- [REQUIRED WORK] Write out the complete material exactly as it stands.

--- START MATERIALS PROVIDED ---

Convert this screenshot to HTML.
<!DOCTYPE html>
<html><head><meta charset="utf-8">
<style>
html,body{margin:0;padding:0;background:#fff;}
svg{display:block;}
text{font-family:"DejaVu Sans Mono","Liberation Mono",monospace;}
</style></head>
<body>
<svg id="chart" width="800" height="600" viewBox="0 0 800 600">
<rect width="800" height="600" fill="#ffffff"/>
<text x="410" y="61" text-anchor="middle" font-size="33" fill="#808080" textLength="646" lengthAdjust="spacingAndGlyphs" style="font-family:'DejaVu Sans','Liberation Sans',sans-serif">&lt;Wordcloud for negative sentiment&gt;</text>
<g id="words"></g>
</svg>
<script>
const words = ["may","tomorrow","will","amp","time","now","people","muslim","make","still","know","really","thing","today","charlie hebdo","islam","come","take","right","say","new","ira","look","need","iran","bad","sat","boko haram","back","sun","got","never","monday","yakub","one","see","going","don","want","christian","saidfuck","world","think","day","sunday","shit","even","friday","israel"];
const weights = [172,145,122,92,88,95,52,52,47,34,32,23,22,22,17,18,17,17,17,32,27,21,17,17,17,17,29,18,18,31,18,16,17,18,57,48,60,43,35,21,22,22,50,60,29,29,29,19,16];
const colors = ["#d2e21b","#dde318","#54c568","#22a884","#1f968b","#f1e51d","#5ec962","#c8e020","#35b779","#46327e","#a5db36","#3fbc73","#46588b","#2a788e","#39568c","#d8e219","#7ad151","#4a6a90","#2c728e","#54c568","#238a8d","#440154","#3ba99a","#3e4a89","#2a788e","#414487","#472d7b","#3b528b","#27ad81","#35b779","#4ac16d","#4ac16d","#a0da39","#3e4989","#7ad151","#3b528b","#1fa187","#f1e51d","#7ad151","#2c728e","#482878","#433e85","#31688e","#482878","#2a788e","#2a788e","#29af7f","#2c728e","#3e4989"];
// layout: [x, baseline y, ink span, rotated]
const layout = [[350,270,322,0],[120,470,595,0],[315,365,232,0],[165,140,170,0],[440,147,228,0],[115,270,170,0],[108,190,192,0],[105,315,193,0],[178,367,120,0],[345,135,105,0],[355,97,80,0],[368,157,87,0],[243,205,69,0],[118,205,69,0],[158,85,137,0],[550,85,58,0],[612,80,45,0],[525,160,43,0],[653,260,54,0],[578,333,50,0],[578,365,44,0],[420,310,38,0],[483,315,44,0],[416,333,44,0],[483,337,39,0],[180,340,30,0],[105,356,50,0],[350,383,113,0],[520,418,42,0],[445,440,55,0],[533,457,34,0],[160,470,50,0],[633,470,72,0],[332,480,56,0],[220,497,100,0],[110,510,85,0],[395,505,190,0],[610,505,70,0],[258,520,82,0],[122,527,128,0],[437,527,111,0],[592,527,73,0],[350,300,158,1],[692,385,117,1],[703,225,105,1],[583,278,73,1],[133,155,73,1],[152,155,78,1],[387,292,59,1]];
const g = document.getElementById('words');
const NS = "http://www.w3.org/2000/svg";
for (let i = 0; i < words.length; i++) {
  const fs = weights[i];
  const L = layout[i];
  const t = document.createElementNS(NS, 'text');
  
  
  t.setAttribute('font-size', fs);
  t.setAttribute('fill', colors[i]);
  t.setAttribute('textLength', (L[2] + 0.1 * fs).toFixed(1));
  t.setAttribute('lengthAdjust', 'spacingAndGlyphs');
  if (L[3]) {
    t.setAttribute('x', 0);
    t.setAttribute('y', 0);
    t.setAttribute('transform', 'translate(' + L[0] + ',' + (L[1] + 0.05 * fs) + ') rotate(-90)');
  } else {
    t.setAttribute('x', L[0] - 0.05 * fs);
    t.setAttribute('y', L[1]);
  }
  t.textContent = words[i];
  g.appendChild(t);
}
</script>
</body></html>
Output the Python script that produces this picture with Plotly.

--- END MATERIALS PROVIDED ---

- [TASK SOLUTION]
Convert this screenshot to HTML.
<!DOCTYPE html>
<html><head><meta charset="utf-8">
<style>
html,body{margin:0;padding:0;background:#fff;}
svg{display:block;}
text{font-family:"DejaVu Sans Mono","Liberation Mono",monospace;}
</style></head>
<body>
<svg id="chart" width="800" height="600" viewBox="0 0 800 600">
<rect width="800" height="600" fill="#ffffff"/>
<text x="410" y="61" text-anchor="middle" font-size="33" fill="#808080" textLength="646" lengthAdjust="spacingAndGlyphs" style="font-family:'DejaVu Sans','Liberation Sans',sans-serif">&lt;Wordcloud for negative sentiment&gt;</text>
<g id="words"></g>
</svg>
<script>
const words = ["may","tomorrow","will","amp","time","now","people","muslim","make","still","know","really","thing","today","charlie hebdo","islam","come","take","right","say","new","ira","look","need","iran","bad","sat","boko haram","back","sun","got","never","monday","yakub","one","see","going","don","want","christian","saidfuck","world","think","day","sunday","shit","even","friday","israel"];
const weights = [172,145,122,92,88,95,52,52,47,34,32,23,22,22,17,18,17,17,17,32,27,21,17,17,17,17,29,18,18,31,18,16,17,18,57,48,60,43,35,21,22,22,50,60,29,29,29,19,16];
const colors = ["#d2e21b","#dde318","#54c568","#22a884","#1f968b","#f1e51d","#5ec962","#c8e020","#35b779","#46327e","#a5db36","#3fbc73","#46588b","#2a788e","#39568c","#d8e219","#7ad151","#4a6a90","#2c728e","#54c568","#238a8d","#440154","#3ba99a","#3e4a89","#2a788e","#414487","#472d7b","#3b528b","#27ad81","#35b779","#4ac16d","#4ac16d","#a0da39","#3e4989","#7ad151","#3b528b","#1fa187","#f1e51d","#7ad151","#2c728e","#482878","#433e85","#31688e","#482878","#2a788e","#2a788e","#29af7f","#2c728e","#3e4989"];
// layout: [x, baseline y, ink span, rotated]
const layout = [[350,270,322,0],[120,470,595,0],[315,365,232,0],[165,140,170,0],[440,147,228,0],[115,270,170,0],[108,190,192,0],[105,315,193,0],[178,367,120,0],[345,135,105,0],[355,97,80,0],[368,157,87,0],[243,205,69,0],[118,205,69,0],[158,85,137,0],[550,85,58,0],[612,80,45,0],[525,160,43,0],[653,260,54,0],[578,333,50,0],[578,365,44,0],[420,310,38,0],[483,315,44,0],[416,333,44,0],[483,337,39,0],[180,340,30,0],[105,356,50,0],[350,383,113,0],[520,418,42,0],[445,440,55,0],[533,457,34,0],[160,470,50,0],[633,470,72,0],[332,480,56,0],[220,497,100,0],[110,510,85,0],[395,505,190,0],[610,505,70,0],[258,520,82,0],[122,527,128,0],[437,527,111,0],[592,527,73,0],[350,300,158,1],[692,385,117,1],[703,225,105,1],[583,278,73,1],[133,155,73,1],[152,155,78,1],[387,292,59,1]];
const g = document.getElementById('words');
const NS = "http://www.w3.org/2000/svg";
for (let i = 0; i < words.length; i++) {
  const fs = weights[i];
  const L = layout[i];
  const t = document.createElementNS(NS, 'text');
  
  
  t.setAttribute('font-size', fs);
  t.setAttribute('fill', colors[i]);
  t.setAttribute('textLength', (L[2] + 0.1 * fs).toFixed(1));
  t.setAttribute('lengthAdjust', 'spacingAndGlyphs');
  if (L[3]) {
    t.setAttribute('x', 0);
    t.setAttribute('y', 0);
    t.setAttribute('transform', 'translate(' + L[0] + ',' + (L[1] + 0.05 * fs) + ') rotate(-90)');
  } else {
    t.setAttribute('x', L[0] - 0.05 * fs);
    t.setAttribute('y', L[1]);
  }
  t.textContent = words[i];
  g.appendChild(t);
}
</script>
</body></html>
Output the Python script that produces this picture with Plotly.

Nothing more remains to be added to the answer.